*AIM OF THE EXERCISE*. Show all lines holding the string "chart".
══════════
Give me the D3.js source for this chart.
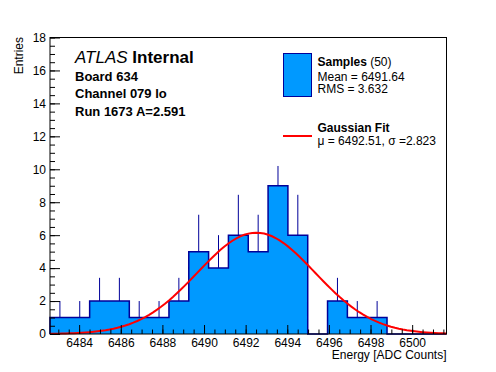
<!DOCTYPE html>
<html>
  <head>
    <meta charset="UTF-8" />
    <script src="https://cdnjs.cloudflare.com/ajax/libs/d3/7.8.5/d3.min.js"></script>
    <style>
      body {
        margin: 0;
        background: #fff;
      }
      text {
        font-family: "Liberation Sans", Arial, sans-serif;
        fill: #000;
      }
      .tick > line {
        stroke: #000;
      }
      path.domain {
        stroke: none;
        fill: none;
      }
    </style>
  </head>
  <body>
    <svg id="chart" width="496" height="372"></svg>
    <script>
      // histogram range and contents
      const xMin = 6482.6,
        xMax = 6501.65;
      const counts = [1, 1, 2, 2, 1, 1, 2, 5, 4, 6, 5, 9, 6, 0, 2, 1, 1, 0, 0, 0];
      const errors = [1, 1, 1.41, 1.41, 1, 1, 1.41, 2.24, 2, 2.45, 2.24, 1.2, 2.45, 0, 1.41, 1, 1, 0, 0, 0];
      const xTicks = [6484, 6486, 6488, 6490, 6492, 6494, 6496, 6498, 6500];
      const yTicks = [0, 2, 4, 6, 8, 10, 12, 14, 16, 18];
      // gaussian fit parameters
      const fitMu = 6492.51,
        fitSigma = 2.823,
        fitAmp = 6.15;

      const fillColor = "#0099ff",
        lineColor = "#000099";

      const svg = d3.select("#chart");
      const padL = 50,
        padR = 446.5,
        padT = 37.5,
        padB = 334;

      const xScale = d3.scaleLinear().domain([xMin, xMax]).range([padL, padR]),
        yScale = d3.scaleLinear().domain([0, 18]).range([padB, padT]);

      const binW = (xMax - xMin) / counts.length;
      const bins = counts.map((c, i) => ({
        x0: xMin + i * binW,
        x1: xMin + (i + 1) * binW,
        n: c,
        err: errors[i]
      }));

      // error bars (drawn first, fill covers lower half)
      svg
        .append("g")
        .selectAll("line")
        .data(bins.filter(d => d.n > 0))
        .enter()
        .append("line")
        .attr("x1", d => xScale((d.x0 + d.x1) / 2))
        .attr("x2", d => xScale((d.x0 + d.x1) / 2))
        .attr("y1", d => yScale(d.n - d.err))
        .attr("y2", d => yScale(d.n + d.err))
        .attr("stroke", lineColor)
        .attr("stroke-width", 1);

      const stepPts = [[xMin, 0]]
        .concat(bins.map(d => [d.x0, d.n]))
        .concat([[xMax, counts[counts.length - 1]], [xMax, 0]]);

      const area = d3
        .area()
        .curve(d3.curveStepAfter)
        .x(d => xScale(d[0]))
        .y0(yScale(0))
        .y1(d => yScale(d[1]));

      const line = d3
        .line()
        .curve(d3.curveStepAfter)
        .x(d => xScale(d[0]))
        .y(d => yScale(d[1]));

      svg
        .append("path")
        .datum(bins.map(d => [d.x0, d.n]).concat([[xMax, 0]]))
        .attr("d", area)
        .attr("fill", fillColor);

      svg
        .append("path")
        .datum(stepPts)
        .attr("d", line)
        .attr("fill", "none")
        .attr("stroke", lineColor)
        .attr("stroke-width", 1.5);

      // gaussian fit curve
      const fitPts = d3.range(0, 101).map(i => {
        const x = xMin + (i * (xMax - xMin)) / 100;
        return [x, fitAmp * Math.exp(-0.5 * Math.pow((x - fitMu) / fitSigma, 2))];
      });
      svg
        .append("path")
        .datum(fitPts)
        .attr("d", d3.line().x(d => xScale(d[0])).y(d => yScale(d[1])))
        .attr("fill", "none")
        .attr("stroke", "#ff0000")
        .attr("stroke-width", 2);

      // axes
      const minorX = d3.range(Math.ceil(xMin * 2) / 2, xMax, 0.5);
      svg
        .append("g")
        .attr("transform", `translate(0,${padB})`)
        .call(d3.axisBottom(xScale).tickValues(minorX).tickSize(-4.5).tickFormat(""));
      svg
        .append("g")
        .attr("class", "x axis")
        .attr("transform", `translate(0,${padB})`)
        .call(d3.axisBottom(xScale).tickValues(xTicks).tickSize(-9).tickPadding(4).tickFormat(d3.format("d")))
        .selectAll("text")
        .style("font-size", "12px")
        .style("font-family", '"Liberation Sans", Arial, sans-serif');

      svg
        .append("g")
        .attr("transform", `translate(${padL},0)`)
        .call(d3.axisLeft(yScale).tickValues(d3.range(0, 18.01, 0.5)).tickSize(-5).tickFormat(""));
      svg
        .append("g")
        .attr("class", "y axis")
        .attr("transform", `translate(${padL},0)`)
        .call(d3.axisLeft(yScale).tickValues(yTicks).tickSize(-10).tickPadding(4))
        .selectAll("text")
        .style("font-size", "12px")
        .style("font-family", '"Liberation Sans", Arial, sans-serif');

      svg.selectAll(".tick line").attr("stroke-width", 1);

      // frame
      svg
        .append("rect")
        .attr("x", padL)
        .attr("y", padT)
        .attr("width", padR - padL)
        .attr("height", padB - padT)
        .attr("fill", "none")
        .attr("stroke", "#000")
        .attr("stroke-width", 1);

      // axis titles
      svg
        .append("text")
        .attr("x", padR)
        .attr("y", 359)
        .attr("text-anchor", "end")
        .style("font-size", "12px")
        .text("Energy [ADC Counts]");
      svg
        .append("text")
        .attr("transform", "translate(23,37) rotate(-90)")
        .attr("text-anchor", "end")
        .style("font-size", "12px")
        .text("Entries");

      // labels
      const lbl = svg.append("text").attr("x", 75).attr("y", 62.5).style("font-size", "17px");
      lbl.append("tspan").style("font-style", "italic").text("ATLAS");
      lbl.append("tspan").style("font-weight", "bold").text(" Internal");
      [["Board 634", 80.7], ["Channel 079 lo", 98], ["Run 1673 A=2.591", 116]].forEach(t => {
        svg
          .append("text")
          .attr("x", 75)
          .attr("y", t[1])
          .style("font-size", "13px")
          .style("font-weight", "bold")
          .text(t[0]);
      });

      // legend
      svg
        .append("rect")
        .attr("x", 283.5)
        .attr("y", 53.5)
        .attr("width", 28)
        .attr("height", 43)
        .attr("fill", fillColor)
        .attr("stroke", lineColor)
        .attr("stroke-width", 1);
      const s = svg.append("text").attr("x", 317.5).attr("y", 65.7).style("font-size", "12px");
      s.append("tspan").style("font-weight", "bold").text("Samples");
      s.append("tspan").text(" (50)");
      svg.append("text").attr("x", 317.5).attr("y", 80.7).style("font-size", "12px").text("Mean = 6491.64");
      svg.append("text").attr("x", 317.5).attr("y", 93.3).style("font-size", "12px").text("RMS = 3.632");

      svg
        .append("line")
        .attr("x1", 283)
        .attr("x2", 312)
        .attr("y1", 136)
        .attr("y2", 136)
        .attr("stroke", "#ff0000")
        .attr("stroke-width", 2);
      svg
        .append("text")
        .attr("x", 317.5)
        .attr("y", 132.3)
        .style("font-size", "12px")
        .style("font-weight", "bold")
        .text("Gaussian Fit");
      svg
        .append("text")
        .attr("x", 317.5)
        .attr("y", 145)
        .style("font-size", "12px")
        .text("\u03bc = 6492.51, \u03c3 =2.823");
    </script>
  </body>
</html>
══════════
*EXERCISE ANSWER*.
Give me the D3.js source for this chart.
    <svg id="chart" width="496" height="372"></svg>
      const svg = d3.select("#chart");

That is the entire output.